--- begin Data extract ---

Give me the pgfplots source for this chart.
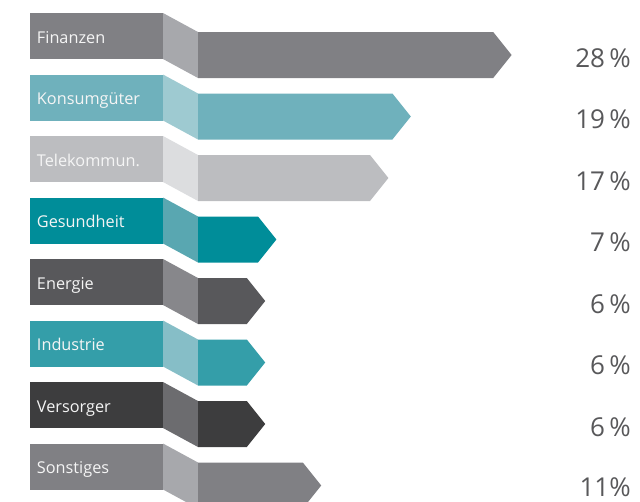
\documentclass[border=0pt]{standalone}
\usepackage{pgfplots}
\pgfplotsset{compat=1.18}
\usepackage{fontspec}
\setmainfont{Open Sans}
\definecolor{cFin}{HTML}{808084}
\definecolor{cFinL}{HTML}{A7A8AC}
\definecolor{cKon}{HTML}{6FB1BC}
\definecolor{cKonL}{HTML}{9ECAD1}
\definecolor{cTel}{HTML}{BCBDC0}
\definecolor{cTelL}{HTML}{DCDDDF}
\definecolor{cGes}{HTML}{008D99}
\definecolor{cGesL}{HTML}{59A7B1}
\definecolor{cEne}{HTML}{58585B}
\definecolor{cEneL}{HTML}{87878B}
\definecolor{cInd}{HTML}{349EA9}
\definecolor{cIndL}{HTML}{86BEC7}
\definecolor{cVer}{HTML}{3D3D3E}
\definecolor{cVerL}{HTML}{6C6C6F}
\definecolor{cPct}{HTML}{58585A}
\tikzset{
  lab/.style={anchor=base west, inner sep=0pt, text=white!96!black, font=\fontsize{12.2}{14}\selectfont},
  pct/.style={anchor=base east, inner sep=0pt, text=cPct, font=\fontsize{19.5}{22}\selectfont},
}
\begin{document}
\begin{tikzpicture}
\begin{axis}[
  name=ax,
  scale only axis, width=480pt, height=375.75pt,
  hide axis, clip=false,
  xmin=-17.679, xmax=39.464,
  y dir=reverse, ymin=0, ymax=501,
  every axis plot/.append style={draw=none, mark=none},
]
% Row 1: Finanzen 28
\addplot[fill=cFin]  coordinates {(-15,13) (-3.125,13) (-3.125,59) (-15,59)};
\addplot[fill=cFinL] coordinates {(-3.125,13) (0,32) (0,78) (-3.125,59)};
\addplot[fill=cFin]  coordinates {(0,32) (26.36,32) (28,55) (26.36,78) (0,78)};
% Row 2: Konsumgueter 19
\addplot[fill=cKon]  coordinates {(-15,74.5) (-3.125,74.5) (-3.125,120.5) (-15,120.5)};
\addplot[fill=cKonL] coordinates {(-3.125,74.5) (0,93.5) (0,139.5) (-3.125,120.5)};
\addplot[fill=cKon]  coordinates {(0,93.5) (17.36,93.5) (19,116.5) (17.36,139.5) (0,139.5)};
% Row 3: Telekommun. 17
\addplot[fill=cTel]  coordinates {(-15,136) (-3.125,136) (-3.125,182) (-15,182)};
\addplot[fill=cTelL] coordinates {(-3.125,136) (0,155) (0,201) (-3.125,182)};
\addplot[fill=cTel]  coordinates {(0,155) (15.36,155) (17,178) (15.36,201) (0,201)};
% Row 4: Gesundheit 7
\addplot[fill=cGes]  coordinates {(-15,197.5) (-3.125,197.5) (-3.125,243.5) (-15,243.5)};
\addplot[fill=cGesL] coordinates {(-3.125,197.5) (0,216.5) (0,262.5) (-3.125,243.5)};
\addplot[fill=cGes]  coordinates {(0,216.5) (5.36,216.5) (7,239.5) (5.36,262.5) (0,262.5)};
% Row 5: Energie 6
\addplot[fill=cEne]  coordinates {(-15,259) (-3.125,259) (-3.125,305) (-15,305)};
\addplot[fill=cEneL] coordinates {(-3.125,259) (0,278) (0,324) (-3.125,305)};
\addplot[fill=cEne]  coordinates {(0,278) (4.36,278) (6,301) (4.36,324) (0,324)};
% Row 6: Industrie 6
\addplot[fill=cInd]  coordinates {(-15,320.5) (-3.125,320.5) (-3.125,366.5) (-15,366.5)};
\addplot[fill=cIndL] coordinates {(-3.125,320.5) (0,339.5) (0,385.5) (-3.125,366.5)};
\addplot[fill=cInd]  coordinates {(0,339.5) (4.36,339.5) (6,362.5) (4.36,385.5) (0,385.5)};
% Row 7: Versorger 6
\addplot[fill=cVer]  coordinates {(-15,382) (-3.125,382) (-3.125,428) (-15,428)};
\addplot[fill=cVerL] coordinates {(-3.125,382) (0,401) (0,447) (-3.125,428)};
\addplot[fill=cVer]  coordinates {(0,401) (4.36,401) (6,424) (4.36,447) (0,447)};
% Row 8: Sonstiges 11
\addplot[fill=cFin]  coordinates {(-15,443.5) (-3.125,443.5) (-3.125,489.5) (-15,489.5)};
\addplot[fill=cFinL] coordinates {(-3.125,443.5) (0,462.5) (0,508.5) (-3.125,489.5)};
\addplot[fill=cFin]  coordinates {(0,462.5) (9.36,462.5) (11,485.5) (9.36,508.5) (0,508.5)};
% labels
\node[lab] at (axis cs:-14.4,43)    {Finanzen};
\node[lab] at (axis cs:-14.4,104.5) {Konsumgüter};
\node[lab] at (axis cs:-14.4,166)   {Telekommun.};
\node[lab] at (axis cs:-14.4,227.5) {Gesundheit};
\node[lab] at (axis cs:-14.4,289)   {Energie};
\node[lab] at (axis cs:-14.4,350.5) {Industrie};
\node[lab] at (axis cs:-14.4,412)   {Versorger};
\node[lab] at (axis cs:-14.4,473.5) {Sonstiges};
% percentages
\node[pct] at (axis cs:38.66,67)    {28\,\%};
\node[pct] at (axis cs:38.66,128.5) {19\,\%};
\node[pct] at (axis cs:38.66,190)   {17\,\%};
\node[pct] at (axis cs:38.66,251.5) {7\,\%};
\node[pct] at (axis cs:38.66,313)   {6\,\%};
\node[pct] at (axis cs:38.66,374.5) {6\,\%};
\node[pct] at (axis cs:38.66,436)   {6\,\%};
\node[pct] at (axis cs:38.66,496)   {11\%};
\end{axis}
\pgfresetboundingbox
\path[use as bounding box] (ax.south west) rectangle (ax.north east);
\end{tikzpicture}
\end{document}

--- end Data extract ---

What to work on:
Every line above should be returned word for word, with the pictures left behind.

Task output:
Give me the pgfplots source for this chart.
\documentclass[border=0pt]{standalone}
\usepackage{pgfplots}
\pgfplotsset{compat=1.18}
\usepackage{fontspec}
\setmainfont{Open Sans}
\definecolor{cFin}{HTML}{808084}
\definecolor{cFinL}{HTML}{A7A8AC}
\definecolor{cKon}{HTML}{6FB1BC}
\definecolor{cKonL}{HTML}{9ECAD1}
\definecolor{cTel}{HTML}{BCBDC0}
\definecolor{cTelL}{HTML}{DCDDDF}
\definecolor{cGes}{HTML}{008D99}
\definecolor{cGesL}{HTML}{59A7B1}
\definecolor{cEne}{HTML}{58585B}
\definecolor{cEneL}{HTML}{87878B}
\definecolor{cInd}{HTML}{349EA9}
\definecolor{cIndL}{HTML}{86BEC7}
\definecolor{cVer}{HTML}{3D3D3E}
\definecolor{cVerL}{HTML}{6C6C6F}
\definecolor{cPct}{HTML}{58585A}
\tikzset{
  lab/.style={anchor=base west, inner sep=0pt, text=white!96!black, font=\fontsize{12.2}{14}\selectfont},
  pct/.style={anchor=base east, inner sep=0pt, text=cPct, font=\fontsize{19.5}{22}\selectfont},
}
\begin{document}
\begin{tikzpicture}
\begin{axis}[
  name=ax,
  scale only axis, width=480pt, height=375.75pt,
  hide axis, clip=false,
  xmin=-17.679, xmax=39.464,
  y dir=reverse, ymin=0, ymax=501,
  every axis plot/.append style={draw=none, mark=none},
]
% Row 1: Finanzen 28
\addplot[fill=cFin]  coordinates {(-15,13) (-3.125,13) (-3.125,59) (-15,59)};
\addplot[fill=cFinL] coordinates {(-3.125,13) (0,32) (0,78) (-3.125,59)};
\addplot[fill=cFin]  coordinates {(0,32) (26.36,32) (28,55) (26.36,78) (0,78)};
% Row 2: Konsumgueter 19
\addplot[fill=cKon]  coordinates {(-15,74.5) (-3.125,74.5) (-3.125,120.5) (-15,120.5)};
\addplot[fill=cKonL] coordinates {(-3.125,74.5) (0,93.5) (0,139.5) (-3.125,120.5)};
\addplot[fill=cKon]  coordinates {(0,93.5) (17.36,93.5) (19,116.5) (17.36,139.5) (0,139.5)};
% Row 3: Telekommun. 17
\addplot[fill=cTel]  coordinates {(-15,136) (-3.125,136) (-3.125,182) (-15,182)};
\addplot[fill=cTelL] coordinates {(-3.125,136) (0,155) (0,201) (-3.125,182)};
\addplot[fill=cTel]  coordinates {(0,155) (15.36,155) (17,178) (15.36,201) (0,201)};
% Row 4: Gesundheit 7
\addplot[fill=cGes]  coordinates {(-15,197.5) (-3.125,197.5) (-3.125,243.5) (-15,243.5)};
\addplot[fill=cGesL] coordinates {(-3.125,197.5) (0,216.5) (0,262.5) (-3.125,243.5)};
\addplot[fill=cGes]  coordinates {(0,216.5) (5.36,216.5) (7,239.5) (5.36,262.5) (0,262.5)};
% Row 5: Energie 6
\addplot[fill=cEne]  coordinates {(-15,259) (-3.125,259) (-3.125,305) (-15,305)};
\addplot[fill=cEneL] coordinates {(-3.125,259) (0,278) (0,324) (-3.125,305)};
\addplot[fill=cEne]  coordinates {(0,278) (4.36,278) (6,301) (4.36,324) (0,324)};
% Row 6: Industrie 6
\addplot[fill=cInd]  coordinates {(-15,320.5) (-3.125,320.5) (-3.125,366.5) (-15,366.5)};
\addplot[fill=cIndL] coordinates {(-3.125,320.5) (0,339.5) (0,385.5) (-3.125,366.5)};
\addplot[fill=cInd]  coordinates {(0,339.5) (4.36,339.5) (6,362.5) (4.36,385.5) (0,385.5)};
% Row 7: Versorger 6
\addplot[fill=cVer]  coordinates {(-15,382) (-3.125,382) (-3.125,428) (-15,428)};
\addplot[fill=cVerL] coordinates {(-3.125,382) (0,401) (0,447) (-3.125,428)};
\addplot[fill=cVer]  coordinates {(0,401) (4.36,401) (6,424) (4.36,447) (0,447)};
% Row 8: Sonstiges 11
\addplot[fill=cFin]  coordinates {(-15,443.5) (-3.125,443.5) (-3.125,489.5) (-15,489.5)};
\addplot[fill=cFinL] coordinates {(-3.125,443.5) (0,462.5) (0,508.5) (-3.125,489.5)};
\addplot[fill=cFin]  coordinates {(0,462.5) (9.36,462.5) (11,485.5) (9.36,508.5) (0,508.5)};
% labels
\node[lab] at (axis cs:-14.4,43)    {Finanzen};
\node[lab] at (axis cs:-14.4,104.5) {Konsumgüter};
\node[lab] at (axis cs:-14.4,166)   {Telekommun.};
\node[lab] at (axis cs:-14.4,227.5) {Gesundheit};
\node[lab] at (axis cs:-14.4,289)   {Energie};
\node[lab] at (axis cs:-14.4,350.5) {Industrie};
\node[lab] at (axis cs:-14.4,412)   {Versorger};
\node[lab] at (axis cs:-14.4,473.5) {Sonstiges};
% percentages
\node[pct] at (axis cs:38.66,67)    {28\,\%};
\node[pct] at (axis cs:38.66,128.5) {19\,\%};
\node[pct] at (axis cs:38.66,190)   {17\,\%};
\node[pct] at (axis cs:38.66,251.5) {7\,\%};
\node[pct] at (axis cs:38.66,313)   {6\,\%};
\node[pct] at (axis cs:38.66,374.5) {6\,\%};
\node[pct] at (axis cs:38.66,436)   {6\,\%};
\node[pct] at (axis cs:38.66,496)   {11\%};
\end{axis}
\pgfresetboundingbox
\path[use as bounding box] (ax.south west) rectangle (ax.north east);
\end{tikzpicture}
\end{document}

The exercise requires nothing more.